## GIVEN PROBLEM
Exactly as written, quote every line that follows, skipping the images.

## DATASET RECORDS

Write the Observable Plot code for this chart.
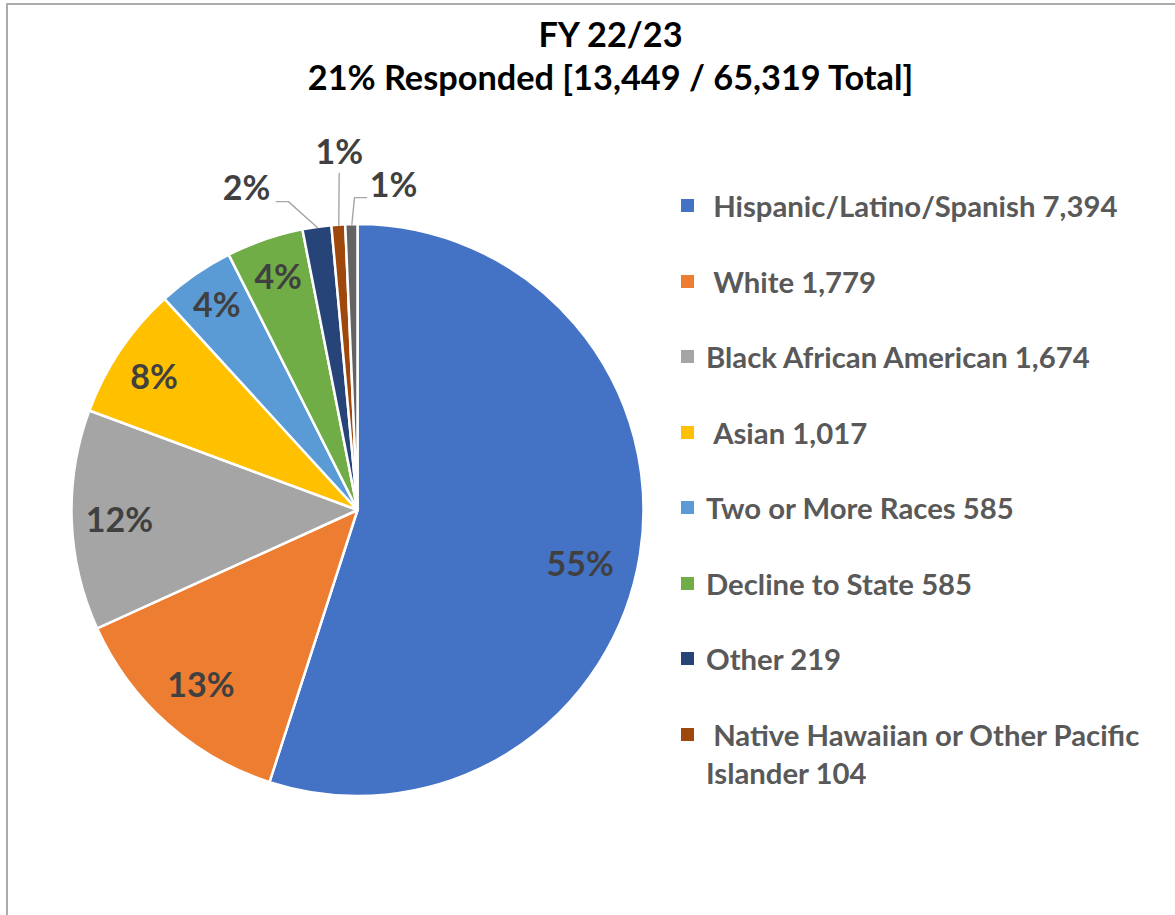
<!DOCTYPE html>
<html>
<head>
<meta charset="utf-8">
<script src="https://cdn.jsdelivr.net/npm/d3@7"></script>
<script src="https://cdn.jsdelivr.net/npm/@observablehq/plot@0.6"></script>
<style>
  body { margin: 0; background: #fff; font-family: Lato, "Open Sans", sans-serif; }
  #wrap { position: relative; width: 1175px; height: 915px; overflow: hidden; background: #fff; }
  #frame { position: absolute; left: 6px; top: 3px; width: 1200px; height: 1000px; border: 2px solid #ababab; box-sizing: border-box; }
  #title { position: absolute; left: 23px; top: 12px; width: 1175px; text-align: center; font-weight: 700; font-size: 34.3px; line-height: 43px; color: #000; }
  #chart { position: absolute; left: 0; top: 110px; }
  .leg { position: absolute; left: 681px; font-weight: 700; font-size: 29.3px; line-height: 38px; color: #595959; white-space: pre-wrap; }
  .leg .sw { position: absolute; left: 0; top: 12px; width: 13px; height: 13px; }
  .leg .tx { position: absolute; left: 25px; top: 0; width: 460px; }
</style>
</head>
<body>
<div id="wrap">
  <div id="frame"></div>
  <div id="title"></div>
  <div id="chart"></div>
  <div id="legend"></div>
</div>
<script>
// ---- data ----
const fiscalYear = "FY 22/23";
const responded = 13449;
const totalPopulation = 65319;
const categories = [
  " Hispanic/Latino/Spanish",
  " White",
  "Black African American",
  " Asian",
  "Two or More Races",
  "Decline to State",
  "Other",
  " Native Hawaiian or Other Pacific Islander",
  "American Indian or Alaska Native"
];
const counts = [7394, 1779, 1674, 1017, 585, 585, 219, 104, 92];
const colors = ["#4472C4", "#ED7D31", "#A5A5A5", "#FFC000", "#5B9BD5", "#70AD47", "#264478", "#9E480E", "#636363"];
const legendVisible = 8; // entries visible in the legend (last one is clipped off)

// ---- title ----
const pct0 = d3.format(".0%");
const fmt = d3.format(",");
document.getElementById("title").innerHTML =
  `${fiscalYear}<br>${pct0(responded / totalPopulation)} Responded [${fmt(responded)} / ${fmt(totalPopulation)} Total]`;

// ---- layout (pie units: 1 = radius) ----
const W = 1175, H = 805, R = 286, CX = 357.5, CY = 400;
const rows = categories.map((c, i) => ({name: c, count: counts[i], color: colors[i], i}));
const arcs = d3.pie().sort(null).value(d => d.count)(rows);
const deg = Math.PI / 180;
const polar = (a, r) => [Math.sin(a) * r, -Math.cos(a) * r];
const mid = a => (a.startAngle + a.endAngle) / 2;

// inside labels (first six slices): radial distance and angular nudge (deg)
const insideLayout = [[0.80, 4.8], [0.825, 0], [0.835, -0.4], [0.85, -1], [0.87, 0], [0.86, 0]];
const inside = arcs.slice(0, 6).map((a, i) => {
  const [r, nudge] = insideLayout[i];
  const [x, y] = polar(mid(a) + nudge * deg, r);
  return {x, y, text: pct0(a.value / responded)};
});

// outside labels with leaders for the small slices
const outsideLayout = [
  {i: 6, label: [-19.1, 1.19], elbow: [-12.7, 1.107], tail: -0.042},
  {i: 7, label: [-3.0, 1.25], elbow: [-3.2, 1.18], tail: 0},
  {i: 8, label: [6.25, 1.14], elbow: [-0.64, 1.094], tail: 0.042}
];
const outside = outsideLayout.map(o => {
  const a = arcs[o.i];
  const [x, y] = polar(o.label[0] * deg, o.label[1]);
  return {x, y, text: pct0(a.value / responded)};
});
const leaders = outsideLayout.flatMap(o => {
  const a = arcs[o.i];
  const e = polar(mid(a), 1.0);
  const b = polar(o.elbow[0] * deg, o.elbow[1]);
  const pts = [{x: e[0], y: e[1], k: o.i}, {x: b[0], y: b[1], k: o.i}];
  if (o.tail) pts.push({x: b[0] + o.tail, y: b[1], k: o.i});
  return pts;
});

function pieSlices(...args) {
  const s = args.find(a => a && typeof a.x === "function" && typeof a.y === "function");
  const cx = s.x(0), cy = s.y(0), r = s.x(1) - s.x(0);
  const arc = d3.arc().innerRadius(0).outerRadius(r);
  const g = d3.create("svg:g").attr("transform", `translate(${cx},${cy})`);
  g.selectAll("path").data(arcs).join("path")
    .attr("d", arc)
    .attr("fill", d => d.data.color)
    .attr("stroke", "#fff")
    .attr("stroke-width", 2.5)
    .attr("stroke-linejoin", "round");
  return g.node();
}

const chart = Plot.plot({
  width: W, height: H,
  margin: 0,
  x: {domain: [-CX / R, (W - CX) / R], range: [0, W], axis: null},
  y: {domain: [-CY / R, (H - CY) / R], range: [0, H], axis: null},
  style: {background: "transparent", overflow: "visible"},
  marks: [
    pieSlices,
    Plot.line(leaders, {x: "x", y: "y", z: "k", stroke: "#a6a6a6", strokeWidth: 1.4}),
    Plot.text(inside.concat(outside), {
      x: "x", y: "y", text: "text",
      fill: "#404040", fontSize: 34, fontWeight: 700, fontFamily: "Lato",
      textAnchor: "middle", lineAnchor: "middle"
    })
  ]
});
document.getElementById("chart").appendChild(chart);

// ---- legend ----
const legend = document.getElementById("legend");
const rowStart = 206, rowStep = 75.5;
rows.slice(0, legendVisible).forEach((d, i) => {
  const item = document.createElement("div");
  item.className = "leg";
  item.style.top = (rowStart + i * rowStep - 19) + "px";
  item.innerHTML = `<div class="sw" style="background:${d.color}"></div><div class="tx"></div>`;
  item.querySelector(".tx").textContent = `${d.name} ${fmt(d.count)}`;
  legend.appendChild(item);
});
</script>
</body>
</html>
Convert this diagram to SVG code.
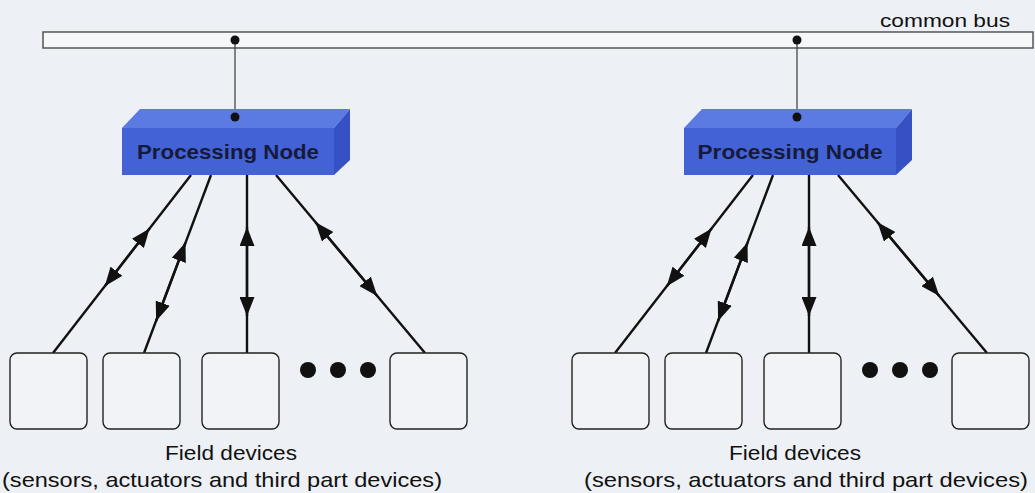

## THE OUTPUT
Write the Observable Plot code for this chart.
<!DOCTYPE html>
<html>
<head>
<meta charset="utf-8">
<script src="https://cdn.jsdelivr.net/npm/d3@7"></script>
<script src="https://cdn.jsdelivr.net/npm/@observablehq/plot@0.6"></script>
<style>
  body { margin: 0; background: #fff; font-family: Lato, "Open Sans", sans-serif; }
  #wrap { position: relative; width: 1175px; height: 915px; overflow: hidden; background: #fff; }
  #frame { position: absolute; left: 6px; top: 3px; width: 1200px; height: 1000px; border: 2px solid #ababab; box-sizing: border-box; }
  #title { position: absolute; left: 23px; top: 12px; width: 1175px; text-align: center; font-weight: 700; font-size: 34.3px; line-height: 43px; color: #000; }
  #chart { position: absolute; left: 0; top: 110px; }
  .leg { position: absolute; left: 681px; font-weight: 700; font-size: 29.3px; line-height: 38px; color: #595959; white-space: pre-wrap; }
  .leg .sw { position: absolute; left: 0; top: 12px; width: 13px; height: 13px; }
  .leg .tx { position: absolute; left: 25px; top: 0; width: 460px; }
</style>
</head>
<body>
<div id="wrap">
  <div id="frame"></div>
  <div id="title"></div>
  <div id="chart"></div>
  <div id="legend"></div>
</div>
<script>
// ---- data ----
const fiscalYear = "FY 22/23";
const responded = 13449;
const totalPopulation = 65319;
const categories = [
  " Hispanic/Latino/Spanish",
  " White",
  "Black African American",
  " Asian",
  "Two or More Races",
  "Decline to State",
  "Other",
  " Native Hawaiian or Other Pacific Islander",
  "American Indian or Alaska Native"
];
const counts = [7394, 1779, 1674, 1017, 585, 585, 219, 104, 92];
const colors = ["#4472C4", "#ED7D31", "#A5A5A5", "#FFC000", "#5B9BD5", "#70AD47", "#264478", "#9E480E", "#636363"];
const legendVisible = 8; // entries visible in the legend (last one is clipped off)

// ---- title ----
const pct0 = d3.format(".0%");
const fmt = d3.format(",");
document.getElementById("title").innerHTML =
  `${fiscalYear}<br>${pct0(responded / totalPopulation)} Responded [${fmt(responded)} / ${fmt(totalPopulation)} Total]`;

// ---- layout (pie units: 1 = radius) ----
const W = 1175, H = 805, R = 286, CX = 357.5, CY = 400;
const rows = categories.map((c, i) => ({name: c, count: counts[i], color: colors[i], i}));
const arcs = d3.pie().sort(null).value(d => d.count)(rows);
const deg = Math.PI / 180;
const polar = (a, r) => [Math.sin(a) * r, -Math.cos(a) * r];
const mid = a => (a.startAngle + a.endAngle) / 2;

// inside labels (first six slices): radial distance and angular nudge (deg)
const insideLayout = [[0.80, 4.8], [0.825, 0], [0.835, -0.4], [0.85, -1], [0.87, 0], [0.86, 0]];
const inside = arcs.slice(0, 6).map((a, i) => {
  const [r, nudge] = insideLayout[i];
  const [x, y] = polar(mid(a) + nudge * deg, r);
  return {x, y, text: pct0(a.value / responded)};
});

// outside labels with leaders for the small slices
const outsideLayout = [
  {i: 6, label: [-19.1, 1.19], elbow: [-12.7, 1.107], tail: -0.042},
  {i: 7, label: [-3.0, 1.25], elbow: [-3.2, 1.18], tail: 0},
  {i: 8, label: [6.25, 1.14], elbow: [-0.64, 1.094], tail: 0.042}
];
const outside = outsideLayout.map(o => {
  const a = arcs[o.i];
  const [x, y] = polar(o.label[0] * deg, o.label[1]);
  return {x, y, text: pct0(a.value / responded)};
});
const leaders = outsideLayout.flatMap(o => {
  const a = arcs[o.i];
  const e = polar(mid(a), 1.0);
  const b = polar(o.elbow[0] * deg, o.elbow[1]);
  const pts = [{x: e[0], y: e[1], k: o.i}, {x: b[0], y: b[1], k: o.i}];
  if (o.tail) pts.push({x: b[0] + o.tail, y: b[1], k: o.i});
  return pts;
});

function pieSlices(...args) {
  const s = args.find(a => a && typeof a.x === "function" && typeof a.y === "function");
  const cx = s.x(0), cy = s.y(0), r = s.x(1) - s.x(0);
  const arc = d3.arc().innerRadius(0).outerRadius(r);
  const g = d3.create("svg:g").attr("transform", `translate(${cx},${cy})`);
  g.selectAll("path").data(arcs).join("path")
    .attr("d", arc)
    .attr("fill", d => d.data.color)
    .attr("stroke", "#fff")
    .attr("stroke-width", 2.5)
    .attr("stroke-linejoin", "round");
  return g.node();
}

const chart = Plot.plot({
  width: W, height: H,
  margin: 0,
  x: {domain: [-CX / R, (W - CX) / R], range: [0, W], axis: null},
  y: {domain: [-CY / R, (H - CY) / R], range: [0, H], axis: null},
  style: {background: "transparent", overflow: "visible"},
  marks: [
    pieSlices,
    Plot.line(leaders, {x: "x", y: "y", z: "k", stroke: "#a6a6a6", strokeWidth: 1.4}),
    Plot.text(inside.concat(outside), {
      x: "x", y: "y", text: "text",
      fill: "#404040", fontSize: 34, fontWeight: 700, fontFamily: "Lato",
      textAnchor: "middle", lineAnchor: "middle"
    })
  ]
});
document.getElementById("chart").appendChild(chart);

// ---- legend ----
const legend = document.getElementById("legend");
const rowStart = 206, rowStep = 75.5;
rows.slice(0, legendVisible).forEach((d, i) => {
  const item = document.createElement("div");
  item.className = "leg";
  item.style.top = (rowStart + i * rowStep - 19) + "px";
  item.innerHTML = `<div class="sw" style="background:${d.color}"></div><div class="tx"></div>`;
  item.querySelector(".tx").textContent = `${d.name} ${fmt(d.count)}`;
  legend.appendChild(item);
});
</script>
</body>
</html>
Convert this diagram to SVG code.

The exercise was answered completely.